- Who is she?
Hagar is an Egyptian servant of Sarai (later Sarah) who becomes pregnant by Abram when Sarai tries to “help” God’s promise along. She’s a woman with almost no power, caught in the blast radius of someone else’s unbelief and sin.
- Where is she in Scripture?
Old Testament – Genesis 16 and 21.
- Key Scriptures / moments
3.1 Genesis 16:1–6 – Sarai gives Hagar to Abram; Hagar conceives; tension erupts and Sarai treats her harshly, so Hagar flees.
3.2 Genesis 16:7–13 – God meets her in the fleeing. The angel of the LORD finds her by a spring in the wilderness, on the road to Shur, and that spring is named Beer-lahai-roi, “the well of the Living One who sees me,” located between Kadesh and Bered. He speaks promise over her and Ishmael, and she names God El Roi – “the God who sees me.”
3.3 Genesis 16:15–16 – Hagar bears Abram a son, Ishmael (“God hears”).
3.4 Genesis 21:8–21 – Sent away again after Isaac’s birth, Hagar ends up in the wilderness with no water, unable to watch her son die. God hears the boy’s cry, calls to Hagar from heaven, reaffirms His promise, and opens her eyes to a well.
- What do we learn from her story?
4.1 God meets her in the act of running, not after she’s “fixed” everything.
4.2 He sees and hears the one who’s been used, mistreated, and pushed out.
4.3 You can be wounded by God’s people and still be tenderly pursued by God Himself.
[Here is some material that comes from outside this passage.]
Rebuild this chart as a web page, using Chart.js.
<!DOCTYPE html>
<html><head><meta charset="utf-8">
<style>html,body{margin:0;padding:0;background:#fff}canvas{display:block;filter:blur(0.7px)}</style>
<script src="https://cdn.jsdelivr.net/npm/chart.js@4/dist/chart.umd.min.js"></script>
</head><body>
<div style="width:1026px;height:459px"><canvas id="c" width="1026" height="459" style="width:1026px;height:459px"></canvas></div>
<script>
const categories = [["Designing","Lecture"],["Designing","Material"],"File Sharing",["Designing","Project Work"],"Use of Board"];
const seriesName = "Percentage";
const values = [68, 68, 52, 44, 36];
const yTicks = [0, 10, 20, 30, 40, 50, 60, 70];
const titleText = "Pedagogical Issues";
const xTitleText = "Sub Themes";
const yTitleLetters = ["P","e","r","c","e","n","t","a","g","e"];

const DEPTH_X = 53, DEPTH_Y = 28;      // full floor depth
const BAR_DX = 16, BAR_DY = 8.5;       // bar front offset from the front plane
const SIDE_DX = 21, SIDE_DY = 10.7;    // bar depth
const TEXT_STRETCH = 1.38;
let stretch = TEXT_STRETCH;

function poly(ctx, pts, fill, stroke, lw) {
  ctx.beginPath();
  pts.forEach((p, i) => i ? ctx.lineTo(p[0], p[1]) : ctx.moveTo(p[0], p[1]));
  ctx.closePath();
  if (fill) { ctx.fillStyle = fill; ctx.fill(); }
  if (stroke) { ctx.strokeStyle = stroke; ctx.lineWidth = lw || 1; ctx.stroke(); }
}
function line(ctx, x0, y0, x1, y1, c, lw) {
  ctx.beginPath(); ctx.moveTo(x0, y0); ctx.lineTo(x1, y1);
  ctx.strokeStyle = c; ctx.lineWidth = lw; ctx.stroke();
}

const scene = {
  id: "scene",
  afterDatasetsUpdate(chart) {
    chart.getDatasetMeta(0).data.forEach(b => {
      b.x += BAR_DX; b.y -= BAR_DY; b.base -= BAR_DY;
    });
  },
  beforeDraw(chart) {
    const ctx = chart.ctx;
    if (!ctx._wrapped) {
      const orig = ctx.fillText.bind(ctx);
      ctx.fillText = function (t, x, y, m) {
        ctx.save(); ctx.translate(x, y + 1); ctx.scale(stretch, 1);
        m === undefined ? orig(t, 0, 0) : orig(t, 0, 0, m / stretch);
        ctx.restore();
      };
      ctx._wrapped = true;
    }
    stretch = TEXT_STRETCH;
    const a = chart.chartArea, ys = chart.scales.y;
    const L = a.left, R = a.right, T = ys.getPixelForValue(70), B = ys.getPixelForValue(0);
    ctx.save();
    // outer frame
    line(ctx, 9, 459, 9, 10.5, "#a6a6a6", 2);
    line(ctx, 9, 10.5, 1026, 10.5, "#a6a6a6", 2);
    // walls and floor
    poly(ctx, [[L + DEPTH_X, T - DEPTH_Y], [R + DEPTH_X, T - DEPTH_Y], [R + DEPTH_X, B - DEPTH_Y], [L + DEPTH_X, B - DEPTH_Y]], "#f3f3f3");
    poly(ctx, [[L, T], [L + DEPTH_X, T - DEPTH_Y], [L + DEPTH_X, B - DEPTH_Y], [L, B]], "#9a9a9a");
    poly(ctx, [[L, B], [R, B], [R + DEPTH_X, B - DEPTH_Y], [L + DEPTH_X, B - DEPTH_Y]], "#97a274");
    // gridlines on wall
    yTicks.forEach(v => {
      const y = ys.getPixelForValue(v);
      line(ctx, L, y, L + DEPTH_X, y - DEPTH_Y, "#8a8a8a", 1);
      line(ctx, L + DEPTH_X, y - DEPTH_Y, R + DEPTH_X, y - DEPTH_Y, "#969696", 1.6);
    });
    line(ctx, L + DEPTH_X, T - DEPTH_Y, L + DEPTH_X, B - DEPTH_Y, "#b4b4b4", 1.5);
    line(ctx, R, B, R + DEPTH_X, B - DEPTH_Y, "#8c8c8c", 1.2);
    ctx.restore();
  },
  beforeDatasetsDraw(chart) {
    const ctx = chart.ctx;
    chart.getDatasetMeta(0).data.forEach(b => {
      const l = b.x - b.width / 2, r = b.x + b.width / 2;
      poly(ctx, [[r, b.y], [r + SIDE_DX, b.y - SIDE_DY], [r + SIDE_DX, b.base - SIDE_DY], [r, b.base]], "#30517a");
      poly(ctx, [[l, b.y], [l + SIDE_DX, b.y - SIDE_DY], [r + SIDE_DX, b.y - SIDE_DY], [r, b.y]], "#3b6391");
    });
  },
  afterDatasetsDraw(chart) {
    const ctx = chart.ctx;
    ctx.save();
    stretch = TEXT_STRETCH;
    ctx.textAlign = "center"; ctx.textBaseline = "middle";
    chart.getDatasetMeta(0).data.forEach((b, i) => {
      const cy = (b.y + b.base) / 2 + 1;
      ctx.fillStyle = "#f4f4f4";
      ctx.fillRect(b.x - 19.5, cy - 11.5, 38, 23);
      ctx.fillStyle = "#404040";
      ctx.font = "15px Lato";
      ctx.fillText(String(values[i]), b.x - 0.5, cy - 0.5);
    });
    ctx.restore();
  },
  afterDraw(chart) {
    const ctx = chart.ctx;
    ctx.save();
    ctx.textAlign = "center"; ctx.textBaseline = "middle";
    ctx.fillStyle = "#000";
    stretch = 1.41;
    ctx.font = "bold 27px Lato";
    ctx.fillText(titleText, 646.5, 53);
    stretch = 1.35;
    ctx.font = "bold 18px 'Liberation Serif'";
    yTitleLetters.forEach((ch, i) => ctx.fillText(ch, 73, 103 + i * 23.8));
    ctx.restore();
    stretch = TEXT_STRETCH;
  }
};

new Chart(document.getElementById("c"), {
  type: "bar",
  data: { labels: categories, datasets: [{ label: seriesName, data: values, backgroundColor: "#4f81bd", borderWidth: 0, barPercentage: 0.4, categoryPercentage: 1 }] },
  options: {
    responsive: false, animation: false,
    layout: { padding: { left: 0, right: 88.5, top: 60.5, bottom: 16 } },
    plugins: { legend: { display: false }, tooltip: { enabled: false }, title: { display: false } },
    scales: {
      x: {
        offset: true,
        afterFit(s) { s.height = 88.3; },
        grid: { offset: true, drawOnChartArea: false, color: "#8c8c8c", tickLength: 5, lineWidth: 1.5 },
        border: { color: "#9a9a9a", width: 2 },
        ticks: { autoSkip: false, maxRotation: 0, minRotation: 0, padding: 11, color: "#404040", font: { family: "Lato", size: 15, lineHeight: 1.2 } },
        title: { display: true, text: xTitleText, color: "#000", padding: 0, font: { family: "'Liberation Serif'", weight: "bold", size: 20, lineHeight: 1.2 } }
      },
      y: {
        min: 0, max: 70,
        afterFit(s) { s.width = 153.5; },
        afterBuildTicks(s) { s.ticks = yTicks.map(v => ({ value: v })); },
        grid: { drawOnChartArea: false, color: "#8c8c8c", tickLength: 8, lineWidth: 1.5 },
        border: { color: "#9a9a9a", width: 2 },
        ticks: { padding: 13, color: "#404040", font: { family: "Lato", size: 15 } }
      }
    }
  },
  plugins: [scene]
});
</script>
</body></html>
4.4 Our attempts to force God’s timing create real generational pain; Hagar’s suffering is wrapped up in that.
4.5 Wilderness and “I can’t watch this” moments can become places of revelation and provision. - Application / modern angle
5.1 For the one who has run—out of a marriage, a church, a job, a home—because of mistreatment: God can meet you in the fleeing like He met Hagar by the spring.
5.2 If you feel like collateral damage in someone else’s sin, your story is still seen and named by God.
5.3 When we get impatient with God’s timing and try to manufacture our own outcomes, real people get hurt; repentance means seeing the Hagars in our wake too.
5.4 If “church people” have broken your heart, that is not the same as Jesus; He is still El Roi and still hears your Ishmael cries in the desert.